(begin)
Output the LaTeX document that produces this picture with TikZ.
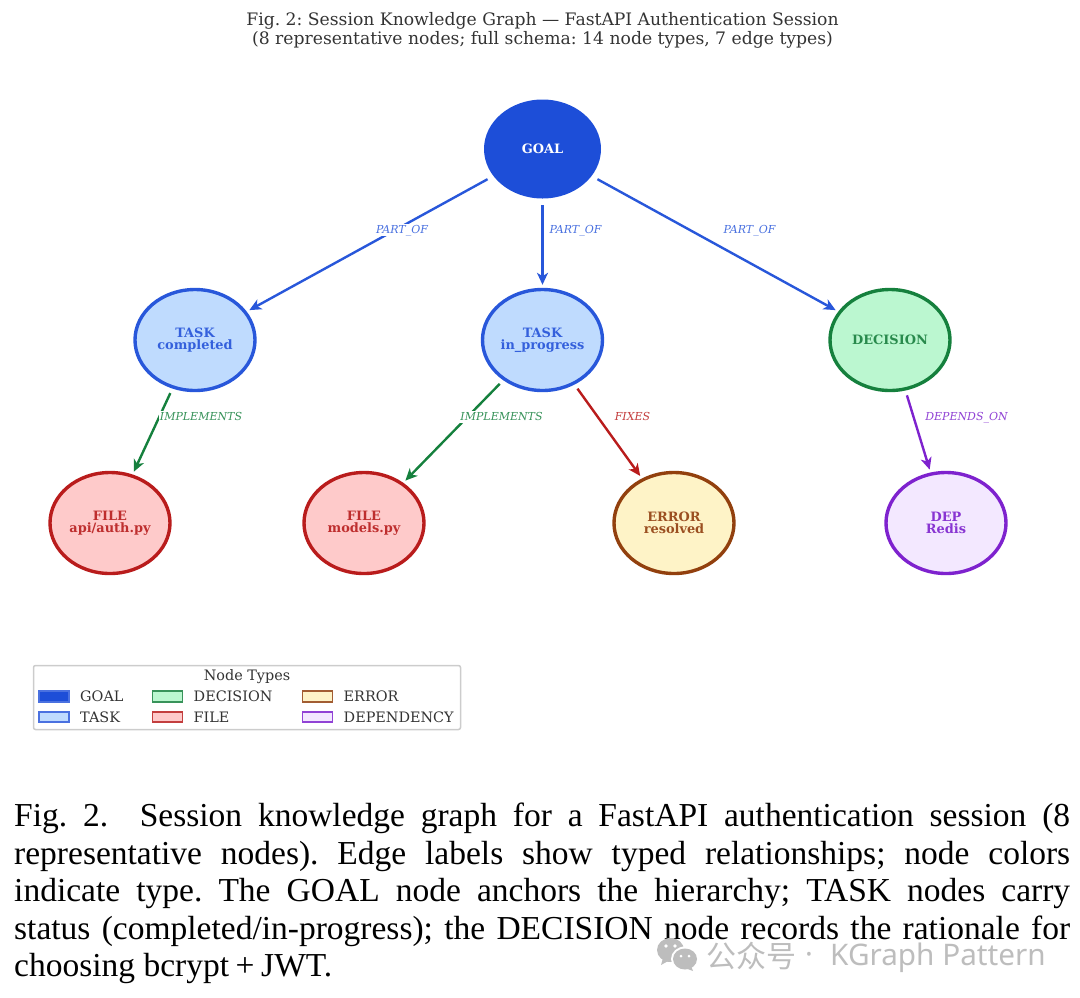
\documentclass[tikz,border=0pt]{standalone}
\usepackage{fontspec}
\setmainfont{Liberation Serif}
\newfontfamily\dvs{DejaVu Serif}
\newfontfamily\cjkf{Noto Sans CJK SC}
\newfontfamily\wmf{Noto Sans}
\usetikzlibrary{shapes.geometric,arrows.meta}
\definecolor{cblue}{HTML}{1D4ED8}
\definecolor{cbluel}{HTML}{BFDBFE}
\definecolor{cgreen}{HTML}{15803D}
\definecolor{cgreenl}{HTML}{BBF7D0}
\definecolor{cred}{HTML}{B91C1C}
\definecolor{credl}{HTML}{FECACA}
\definecolor{cbrown}{HTML}{92400E}
\definecolor{cbrownl}{HTML}{FEF3C7}
\definecolor{cpurp}{HTML}{7E22CE}
\definecolor{cpurpl}{HTML}{F3E8FF}
\definecolor{wmgrey}{HTML}{BDBDBD}
\tikzset{
  gnode/.style={ellipse,line width=3.4pt,minimum width=120pt,minimum height=101pt,inner sep=0pt,align=center,
    font=\dvs\bfseries\fontsize{12.9}{12}\selectfont},
  goalnode/.style={gnode,fill=cblue,minimum width=117pt,minimum height=99pt,text=white},
  tasknode/.style={gnode,fill=cbluel,draw=cblue!95!white,text=cblue!90!white},
  decnode/.style={gnode,fill=cgreenl,draw=cgreen,text=cgreen!92!white},
  filenode/.style={gnode,fill=credl,draw=cred,text=cred!92!white},
  errnode/.style={gnode,fill=cbrownl,draw=cbrown,text=cbrown!92!white},
  depnode/.style={gnode,fill=cpurpl,draw=cpurp,text=cpurp!92!white},
  edgeline/.style={line width=2.4pt,shorten <=5pt,shorten >=3pt,-{Stealth[length=12pt,width=11pt,inset=3.5pt]}},
  edgelabel/.style={font=\dvs\itshape\fontsize{11}{12}\selectfont,inner sep=1pt,fill=white,text height=8pt,text depth=2pt},
  swatch/.style={minimum width=30pt,minimum height=10.5pt,inner sep=0pt,line width=1.8pt},
  legtext/.style={font=\dvs\fontsize{14.4}{15}\selectfont,text=black!80,anchor=west,inner sep=0pt},
}
\begin{document}
\frenchspacing
\begin{tikzpicture}[x=1pt,y=-1pt]
\useasboundingbox (0,0) rectangle (1080,997);
% title
\node[font=\dvs\fontsize{17.2}{19}\selectfont,align=center,text=black!80,inner sep=0pt] (title) at (542.5,30.5)
  {Fig. 2: Session Knowledge Graph — FastAPI Authentication Session\\(8 representative nodes; full schema: 14 node types, 7 edge types)};
% nodes
\node[goalnode] (goal) at (542.5,149) {GOAL};
\node[tasknode] (t1) at (195,340) {TASK\\completed};
\node[tasknode] (t2) at (542.5,340) {TASK\\in\_progress};
\node[decnode] (dec) at (890,340) {DECISION};
\node[filenode] (f1) at (110,523) {FILE\\api/auth.py};
\node[filenode] (f2) at (364,523) {FILE\\models.py};
\node[errnode] (err) at (674,523) {ERROR\\resolved};
\node[depnode] (dep) at (946,523) {DEP\\Redis};
% edges
\draw[edgeline,cblue!95!white] (goal) -- (t1);
\draw[edgeline,cblue!95!white] (goal) -- (t2);
\draw[edgeline,cblue!95!white] (goal) -- (dec);
\draw[edgeline,cgreen] (t1) -- (f1);
\draw[edgeline,cgreen] (t2) -- (f2);
\draw[edgeline,cred] (t2) -- (err);
\draw[edgeline,cpurp] (dec) -- (dep);
% edge labels
\node[edgelabel,text=cblue!80!white] (l1) at (402,230) {PART\_OF};
\node[edgelabel,text=cblue!80!white] (l2) at (575.5,230) {PART\_OF};
\node[edgelabel,text=cblue!80!white] (l3) at (749.5,230) {PART\_OF};
\node[edgelabel,text=cgreen!85!white] (l4) at (201,417) {IMPLEMENTS};
\node[edgelabel,text=cgreen!85!white] (l5) at (501.5,417) {IMPLEMENTS};
\node[edgelabel,text=cred!85!white] (l6) at (632.5,417) {FIXES};
\node[edgelabel,text=cpurp!85!white] (l7) at (966.5,417) {DEPENDS\_ON};
% legend
\node[draw=black!20,line width=1.5pt,rounded corners=2pt,minimum width=427pt,minimum height=64pt,inner sep=0pt] (legbox) at (247,697.5) {};
\node[font=\dvs\fontsize{14.4}{15}\selectfont,text=black!80,inner sep=0pt] (legtitle) at (247,677) {Node Types};
\node[swatch,fill=cblue,draw=cblue!80!white] (s1) at (54,696.5) {};
\node[swatch,fill=cbluel,draw=cblue!80!white] (s2) at (54,717) {};
\node[swatch,fill=cgreenl,draw=cgreen!85!white] (s3) at (167.5,696.5) {};
\node[swatch,fill=credl,draw=cred!85!white] (s4) at (167.5,717) {};
\node[swatch,fill=cbrownl,draw=cbrown!85!white] (s5) at (317.5,696.5) {};
\node[swatch,fill=cpurpl,draw=cpurp!85!white] (s6) at (317.5,717) {};
\node[legtext] (t1l) at (80,696.5) {GOAL};
\node[legtext] (t2l) at (80,717) {TASK};
\node[legtext] (t3l) at (193.5,696.5) {DECISION};
\node[legtext] (t4l) at (193.5,717) {FILE};
\node[legtext] (t5l) at (343.5,696.5) {ERROR};
\node[legtext] (t6l) at (343.5,717) {DEPENDENCY};
% caption
\node[anchor=north west,text width=1056pt,align=justify,inner sep=0pt,font=\fontsize{33.5}{37.5}\selectfont] (caption) at (14,803)
  {Fig. 2.\ \ Session knowledge graph for a FastAPI authentication session (8\linebreak
   representative nodes). Edge labels show typed relationships; node colors\linebreak
   indicate type. The GOAL node anchors the hierarchy; TASK nodes carry\linebreak
   status (completed/in-progress); the DECISION node records the rationale for\linebreak
   choosing bcrypt\kern6.6pt+\kern6.6pt JWT.};
% watermark
\fill[wmgrey] (670.5,950) ellipse (13.5pt and 12pt);
\fill[wmgrey] (663,958) -- (661,965) -- (670,960) -- cycle;
\fill[white] (685,959) ellipse (14pt and 12.5pt);
\fill[wmgrey] (685,959) ellipse (12pt and 10.5pt);
\fill[wmgrey] (691,966) -- (693,971) -- (685,968) -- cycle;
\fill[white] (666,946) circle (1.8pt) (675,946) circle (1.8pt) (681,956) circle (1.5pt) (689,956) circle (1.5pt);
\node[anchor=west,inner sep=0pt,text=wmgrey,font=\cjkf\fontsize{30}{31}\selectfont] (wm1) at (706,956) {公众号};
\node[anchor=center,inner sep=0pt,text=wmgrey,font=\wmf\fontsize{29}{30}\selectfont] (wm2) at (809,958) {·};
\node[anchor=west,inner sep=0pt,text=wmgrey,font=\wmf\fontsize{29.7}{30}\selectfont] (wm3) at (830,958) {KGraph Pattern};
\end{tikzpicture}
\end{document}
(end)
GIVEN TASK:
Restate the data above word for word. Skip every picture.

REPLY TO THE TASK:
Output the LaTeX document that produces this picture with TikZ.
\documentclass[tikz,border=0pt]{standalone}
\usepackage{fontspec}
\setmainfont{Liberation Serif}
\newfontfamily\dvs{DejaVu Serif}
\newfontfamily\cjkf{Noto Sans CJK SC}
\newfontfamily\wmf{Noto Sans}
\usetikzlibrary{shapes.geometric,arrows.meta}
\definecolor{cblue}{HTML}{1D4ED8}
\definecolor{cbluel}{HTML}{BFDBFE}
\definecolor{cgreen}{HTML}{15803D}
\definecolor{cgreenl}{HTML}{BBF7D0}
\definecolor{cred}{HTML}{B91C1C}
\definecolor{credl}{HTML}{FECACA}
\definecolor{cbrown}{HTML}{92400E}
\definecolor{cbrownl}{HTML}{FEF3C7}
\definecolor{cpurp}{HTML}{7E22CE}
\definecolor{cpurpl}{HTML}{F3E8FF}
\definecolor{wmgrey}{HTML}{BDBDBD}
\tikzset{
  gnode/.style={ellipse,line width=3.4pt,minimum width=120pt,minimum height=101pt,inner sep=0pt,align=center,
    font=\dvs\bfseries\fontsize{12.9}{12}\selectfont},
  goalnode/.style={gnode,fill=cblue,minimum width=117pt,minimum height=99pt,text=white},
  tasknode/.style={gnode,fill=cbluel,draw=cblue!95!white,text=cblue!90!white},
  decnode/.style={gnode,fill=cgreenl,draw=cgreen,text=cgreen!92!white},
  filenode/.style={gnode,fill=credl,draw=cred,text=cred!92!white},
  errnode/.style={gnode,fill=cbrownl,draw=cbrown,text=cbrown!92!white},
  depnode/.style={gnode,fill=cpurpl,draw=cpurp,text=cpurp!92!white},
  edgeline/.style={line width=2.4pt,shorten <=5pt,shorten >=3pt,-{Stealth[length=12pt,width=11pt,inset=3.5pt]}},
  edgelabel/.style={font=\dvs\itshape\fontsize{11}{12}\selectfont,inner sep=1pt,fill=white,text height=8pt,text depth=2pt},
  swatch/.style={minimum width=30pt,minimum height=10.5pt,inner sep=0pt,line width=1.8pt},
  legtext/.style={font=\dvs\fontsize{14.4}{15}\selectfont,text=black!80,anchor=west,inner sep=0pt},
}
\begin{document}
\frenchspacing
\begin{tikzpicture}[x=1pt,y=-1pt]
\useasboundingbox (0,0) rectangle (1080,997);
% title
\node[font=\dvs\fontsize{17.2}{19}\selectfont,align=center,text=black!80,inner sep=0pt] (title) at (542.5,30.5)
  {Fig. 2: Session Knowledge Graph — FastAPI Authentication Session\\(8 representative nodes; full schema: 14 node types, 7 edge types)};
% nodes
\node[goalnode] (goal) at (542.5,149) {GOAL};
\node[tasknode] (t1) at (195,340) {TASK\\completed};
\node[tasknode] (t2) at (542.5,340) {TASK\\in\_progress};
\node[decnode] (dec) at (890,340) {DECISION};
\node[filenode] (f1) at (110,523) {FILE\\api/auth.py};
\node[filenode] (f2) at (364,523) {FILE\\models.py};
\node[errnode] (err) at (674,523) {ERROR\\resolved};
\node[depnode] (dep) at (946,523) {DEP\\Redis};
% edges
\draw[edgeline,cblue!95!white] (goal) -- (t1);
\draw[edgeline,cblue!95!white] (goal) -- (t2);
\draw[edgeline,cblue!95!white] (goal) -- (dec);
\draw[edgeline,cgreen] (t1) -- (f1);
\draw[edgeline,cgreen] (t2) -- (f2);
\draw[edgeline,cred] (t2) -- (err);
\draw[edgeline,cpurp] (dec) -- (dep);
% edge labels
\node[edgelabel,text=cblue!80!white] (l1) at (402,230) {PART\_OF};
\node[edgelabel,text=cblue!80!white] (l2) at (575.5,230) {PART\_OF};
\node[edgelabel,text=cblue!80!white] (l3) at (749.5,230) {PART\_OF};
\node[edgelabel,text=cgreen!85!white] (l4) at (201,417) {IMPLEMENTS};
\node[edgelabel,text=cgreen!85!white] (l5) at (501.5,417) {IMPLEMENTS};
\node[edgelabel,text=cred!85!white] (l6) at (632.5,417) {FIXES};
\node[edgelabel,text=cpurp!85!white] (l7) at (966.5,417) {DEPENDS\_ON};
% legend
\node[draw=black!20,line width=1.5pt,rounded corners=2pt,minimum width=427pt,minimum height=64pt,inner sep=0pt] (legbox) at (247,697.5) {};
\node[font=\dvs\fontsize{14.4}{15}\selectfont,text=black!80,inner sep=0pt] (legtitle) at (247,677) {Node Types};
\node[swatch,fill=cblue,draw=cblue!80!white] (s1) at (54,696.5) {};
\node[swatch,fill=cbluel,draw=cblue!80!white] (s2) at (54,717) {};
\node[swatch,fill=cgreenl,draw=cgreen!85!white] (s3) at (167.5,696.5) {};
\node[swatch,fill=credl,draw=cred!85!white] (s4) at (167.5,717) {};
\node[swatch,fill=cbrownl,draw=cbrown!85!white] (s5) at (317.5,696.5) {};
\node[swatch,fill=cpurpl,draw=cpurp!85!white] (s6) at (317.5,717) {};
\node[legtext] (t1l) at (80,696.5) {GOAL};
\node[legtext] (t2l) at (80,717) {TASK};
\node[legtext] (t3l) at (193.5,696.5) {DECISION};
\node[legtext] (t4l) at (193.5,717) {FILE};
\node[legtext] (t5l) at (343.5,696.5) {ERROR};
\node[legtext] (t6l) at (343.5,717) {DEPENDENCY};
% caption
\node[anchor=north west,text width=1056pt,align=justify,inner sep=0pt,font=\fontsize{33.5}{37.5}\selectfont] (caption) at (14,803)
  {Fig. 2.\ \ Session knowledge graph for a FastAPI authentication session (8\linebreak
   representative nodes). Edge labels show typed relationships; node colors\linebreak
   indicate type. The GOAL node anchors the hierarchy; TASK nodes carry\linebreak
   status (completed/in-progress); the DECISION node records the rationale for\linebreak
   choosing bcrypt\kern6.6pt+\kern6.6pt JWT.};
% watermark
\fill[wmgrey] (670.5,950) ellipse (13.5pt and 12pt);
\fill[wmgrey] (663,958) -- (661,965) -- (670,960) -- cycle;
\fill[white] (685,959) ellipse (14pt and 12.5pt);
\fill[wmgrey] (685,959) ellipse (12pt and 10.5pt);
\fill[wmgrey] (691,966) -- (693,971) -- (685,968) -- cycle;
\fill[white] (666,946) circle (1.8pt) (675,946) circle (1.8pt) (681,956) circle (1.5pt) (689,956) circle (1.5pt);
\node[anchor=west,inner sep=0pt,text=wmgrey,font=\cjkf\fontsize{30}{31}\selectfont] (wm1) at (706,956) {公众号};
\node[anchor=center,inner sep=0pt,text=wmgrey,font=\wmf\fontsize{29}{30}\selectfont] (wm2) at (809,958) {·};
\node[anchor=west,inner sep=0pt,text=wmgrey,font=\wmf\fontsize{29.7}{30}\selectfont] (wm3) at (830,958) {KGraph Pattern};
\end{tikzpicture}
\end{document}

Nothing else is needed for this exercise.